# WHAT TO DO
Reply with one number only: the count of lines below that contain the word "this".

★ ★ ★

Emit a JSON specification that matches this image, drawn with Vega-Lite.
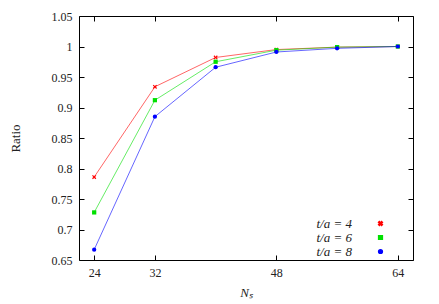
{
  "$schema": "https://vega.github.io/schema/vega-lite/v6.json",
  "width": 334,
  "height": 244,
  "autosize": {"type": "none"},
  "padding": {"left": 79, "top": 16, "right": 26, "bottom": 44},
  "config": {
    "view": {"stroke": "#000", "strokeWidth": 1},
    "font": "Liberation Serif",
    "axis": {
      "grid": false,
      "domain": false,
      "tickColor": "#000",
      "tickSize": -5,
      "labelFont": "Liberation Serif",
      "labelFontSize": 12,
      "labelColor": "#222",
      "titleFont": "Liberation Serif",
      "titleFontWeight": "normal",
      "titleFontSize": 13,
      "titleColor": "#222"
    },
    "legend": {
      "labelFont": "Liberation Serif",
      "labelFontSize": 13,
      "labelFontStyle": "italic",
      "labelColor": "#222",
      "symbolOpacity": 1
    }
  },
  "data": {
    "values": [
      {"Ns": 24, "ratio": 0.786, "series": "t/a = 4"},
      {"Ns": 32, "ratio": 0.934, "series": "t/a = 4"},
      {"Ns": 40, "ratio": 0.982, "series": "t/a = 4"},
      {"Ns": 48, "ratio": 0.995, "series": "t/a = 4"},
      {"Ns": 56, "ratio": 0.999, "series": "t/a = 4"},
      {"Ns": 64, "ratio": 1.0, "series": "t/a = 4"},
      {"Ns": 24, "ratio": 0.728, "series": "t/a = 6"},
      {"Ns": 32, "ratio": 0.912, "series": "t/a = 6"},
      {"Ns": 40, "ratio": 0.975, "series": "t/a = 6"},
      {"Ns": 48, "ratio": 0.994, "series": "t/a = 6"},
      {"Ns": 56, "ratio": 0.999, "series": "t/a = 6"},
      {"Ns": 64, "ratio": 1.0, "series": "t/a = 6"},
      {"Ns": 24, "ratio": 0.667, "series": "t/a = 8"},
      {"Ns": 32, "ratio": 0.885, "series": "t/a = 8"},
      {"Ns": 40, "ratio": 0.966, "series": "t/a = 8"},
      {"Ns": 48, "ratio": 0.991, "series": "t/a = 8"},
      {"Ns": 56, "ratio": 0.997, "series": "t/a = 8"},
      {"Ns": 64, "ratio": 1.0, "series": "t/a = 8"}
    ]
  },
  "layer": [
    {
      "mark": {"type": "line", "strokeWidth": 1, "opacity": 0.6},
      "encoding": {
        "x": {
          "field": "Ns", "type": "quantitative",
          "scale": {"domain": [22, 66], "nice": false, "zero": false},
          "axis": {"values": [24, 32, 48, 64], "title": "Nₛ", "titleFontStyle": "italic", "labelPadding": 12, "titlePadding": 8}
        },
        "y": {
          "field": "ratio", "type": "quantitative",
          "scale": {"domain": [0.65, 1.05], "nice": false, "zero": false},
          "axis": {"values": [0.65, 0.7, 0.75, 0.8, 0.85, 0.9, 0.95, 1, 1.05], "format": ".2~f", "title": "Ratio", "labelPadding": 12, "titlePadding": 29}
        },
        "color": {
          "field": "series", "type": "nominal",
          "scale": {"domain": ["t/a = 4", "t/a = 6", "t/a = 8"], "range": ["#ff0000", "#00e000", "#0000ff"]},
          "legend": {"title": null, "orient": "none", "legendX": 295, "legendY": 201, "labelAlign": "right", "labelOffset": -35, "rowPadding": 0, "symbolSize": 14}
        }
      }
    },
    {
      "mark": {"type": "point", "filled": true, "size": 18, "opacity": 1},
      "encoding": {
        "x": {"field": "Ns", "type": "quantitative", "axis": null},
        "y": {"field": "ratio", "type": "quantitative", "axis": null},
        "color": {
          "field": "series", "type": "nominal",
          "legend": {"title": null, "orient": "none", "legendX": 295, "legendY": 201, "labelAlign": "right", "labelOffset": -35, "rowPadding": 0, "symbolSize": 14}
        },
        "shape": {
          "field": "series", "type": "nominal",
          "scale": {"domain": ["t/a = 4", "t/a = 6", "t/a = 8"], "range": ["M-1,-0.6L-0.6,-1L0,-0.4L0.6,-1L1,-0.6L0.4,0L1,0.6L0.6,1L0,0.4L-0.6,1L-1,0.6L-0.4,0Z", "square", "circle"]},
          "legend": {"title": null, "orient": "none", "legendX": 295, "legendY": 201, "labelAlign": "right", "labelOffset": -35, "rowPadding": 0, "symbolSize": 14}
        }
      }
    },
    {
      "mark": {"type": "point", "opacity": 0},
      "encoding": {
        "x": {"field": "Ns", "type": "quantitative", "axis": {"orient": "top", "values": [24, 32, 48, 64], "labels": false, "title": null}},
        "y": {"field": "ratio", "type": "quantitative", "axis": {"orient": "right", "values": [0.65, 0.7, 0.75, 0.8, 0.85, 0.9, 0.95, 1, 1.05], "labels": false, "title": null}}
      }
    }
  ],
  "resolve": {"axis": {"x": "independent", "y": "independent"}}
}
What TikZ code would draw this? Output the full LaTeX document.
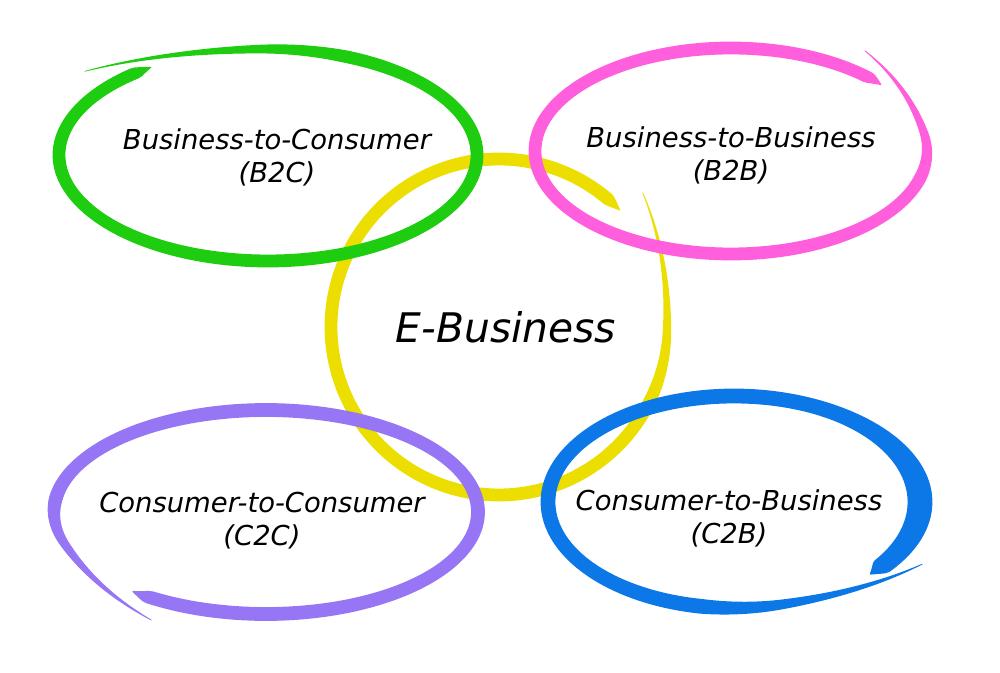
\documentclass[tikz,border=0pt]{standalone}
\usepackage{fontspec}
\setmainfont{DejaVu Sans}
\usepackage{xcolor}
\definecolor{ringgreen}{RGB}{30, 205, 15}
\definecolor{ringpink}{RGB}{255, 95, 220}
\definecolor{ringyellow}{RGB}{235, 222, 0}
\definecolor{ringpurple}{RGB}{150, 118, 245}
\definecolor{ringblue}{RGB}{12, 120, 232}
\tikzset{
  lbl/.style={
    align=center, inner sep=0pt,
    font=\fontsize{19.5}{23.5}\selectfont\itshape, text=black
  },
  tlbl/.style={
    align=center, inner sep=0pt,
    font=\fontsize{29}{34}\selectfont\itshape, text=black
  },
}
% brush ring: colour, cx, cy, rx, ry, start angle, end angle, width, outward growth of the tail
\newcommand\brushring[9]{%
  \def\bw{(#8*min(1,(#7-\ang)/70,(\ang-#6)/5)+0.8)}%
  \def\bs{(1+#9*(max(0,(\ang-#7+45)/45))^2)}%
  \fill[#1] plot[domain=#6:#7, samples=260, variable=\ang]
      ({#2+(#4*\bs+\bw/2)*cos(\ang)},{#3+(#5*\bs+\bw/2)*sin(\ang)})
    -- plot[domain=#7:#6, samples=260, variable=\ang]
      ({#2+(#4*\bs-\bw/2)*cos(\ang)},{#3+(#5*\bs-\bw/2)*sin(\ang)})
    -- cycle;}

\begin{document}
\begin{tikzpicture}[x=0.025cm, y=0.025cm]
    \useasboundingbox (0,0) rectangle (1000,672);

    % rings
    \brushring{ringyellow}{499}{345}{168}{168}{44}{403}{12}{0.17}
    \brushring{ringgreen}{268}{517}{209}{106}{124}{498}{12}{0.18}
    \brushring{ringpink}{731}{521}{196}{103}{40}{415}{12}{0.19}
    \brushring{ringpurple}{266}{160}{212}{102}{231}{603}{13}{0.19}
    \brushring{ringblue}{734}{170}{186}{106}{317}{690}{(14+10*max(0,cos(\ang-360))^4)}{0.17}

    % labels
    \node[lbl]  (b2c)  at (277,515) {Business-to-Consumer\\(B2C)};
    \node[lbl]  (b2b)  at (731,517) {Business-to-Business\\(B2B)};
    \node[tlbl] (ebiz) at (506,345) {E-Business};
    \node[lbl]  (c2c)  at (262,151) {Consumer-to-Consumer\\(C2C)};
    \node[lbl]  (c2b)  at (729,154) {Consumer-to-Business\\(C2B)};
\end{tikzpicture}
\end{document}
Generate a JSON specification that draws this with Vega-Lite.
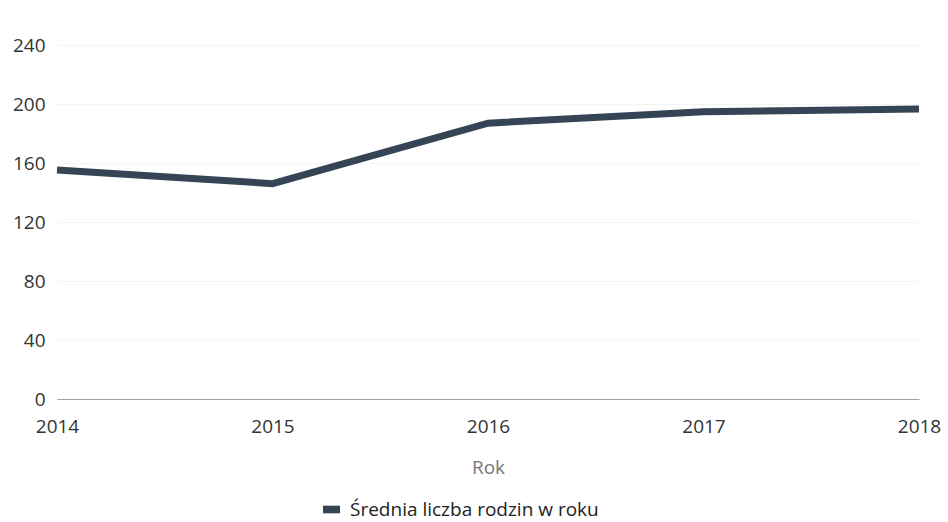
{
  "$schema": "https://vega.github.io/schema/vega-lite/v6.json",
  "autosize": "none",
  "width": 862,
  "height": 354,
  "padding": {"left": 57, "top": 45, "right": 29, "bottom": 123},
  "background": "white",
  "data": {
    "values": [
      {"Rok": "2014", "value": 155.3, "series": "Średnia liczba rodzin w roku"},
      {"Rok": "2015", "value": 146, "series": "Średnia liczba rodzin w roku"},
      {"Rok": "2016", "value": 187, "series": "Średnia liczba rodzin w roku"},
      {"Rok": "2017", "value": 194.8, "series": "Średnia liczba rodzin w roku"},
      {"Rok": "2018", "value": 196.6, "series": "Średnia liczba rodzin w roku"}
    ]
  },
  "config": {
    "view": {"stroke": null},
    "font": "Open Sans"
  },
  "mark": {"type": "line", "strokeWidth": 7, "strokeCap": "butt", "strokeJoin": "miter"},
  "encoding": {
    "x": {
      "field": "Rok",
      "type": "ordinal",
      "scale": {"type": "point", "padding": 0},
      "axis": {
        "title": "Rok",
        "titleFont": "Open Sans",
        "titleFontSize": 19,
        "titleFontWeight": "normal",
        "titleColor": "#777777",
        "titlePadding": 22,
        "labelAngle": 0,
        "labelFont": "Open Sans",
        "labelFontSize": 19,
        "labelColor": "#333333",
        "labelPadding": 18,
        "labelFlush": false,
        "labelOverlap": false,
        "ticks": false,
        "domain": true,
        "domainColor": "#a0a0a0",
        "domainWidth": 1,
        "grid": false
      }
    },
    "y": {
      "field": "value",
      "type": "quantitative",
      "scale": {"domain": [0, 240]},
      "axis": {
        "title": null,
        "values": [0, 40, 80, 120, 160, 200, 240],
        "labelFont": "Open Sans",
        "labelFontSize": 19,
        "labelColor": "#333333",
        "labelPadding": 12,
        "labelFlush": false,
        "ticks": false,
        "domain": false,
        "grid": true,
        "gridColor": "#f4f4f4",
        "gridWidth": 1
      }
    },
    "color": {
      "field": "series",
      "type": "nominal",
      "scale": {"range": ["#354556"]},
      "legend": {
        "title": null,
        "orient": "none",
        "legendX": 265,
        "legendY": 455,
        "symbolType": "M-1,-0.45H1V0.45H-1Z",
        "symbolFillColor": "#354556",
        "symbolStrokeWidth": 0,
        "symbolSize": 289,
        "labelFont": "Open Sans",
        "labelFontSize": 19,
        "labelColor": "#222222",
        "labelOffset": 9,
        "labelLimit": 0
      }
    }
  }
}
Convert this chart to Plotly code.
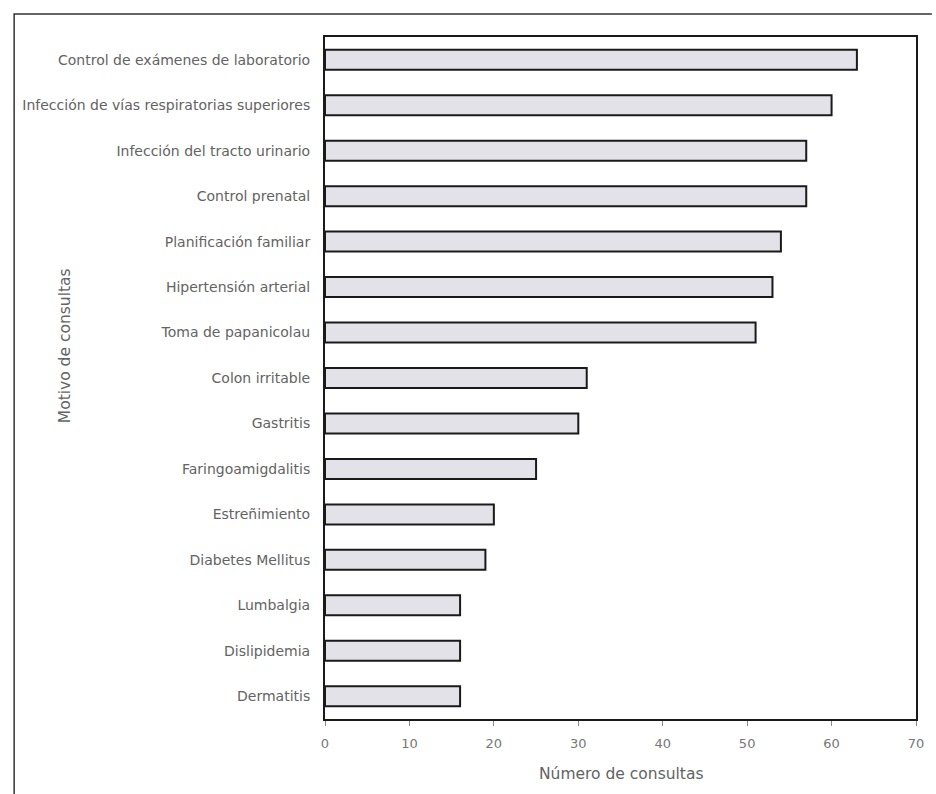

★ ★ ★

# ANSWER TO THE TASK
4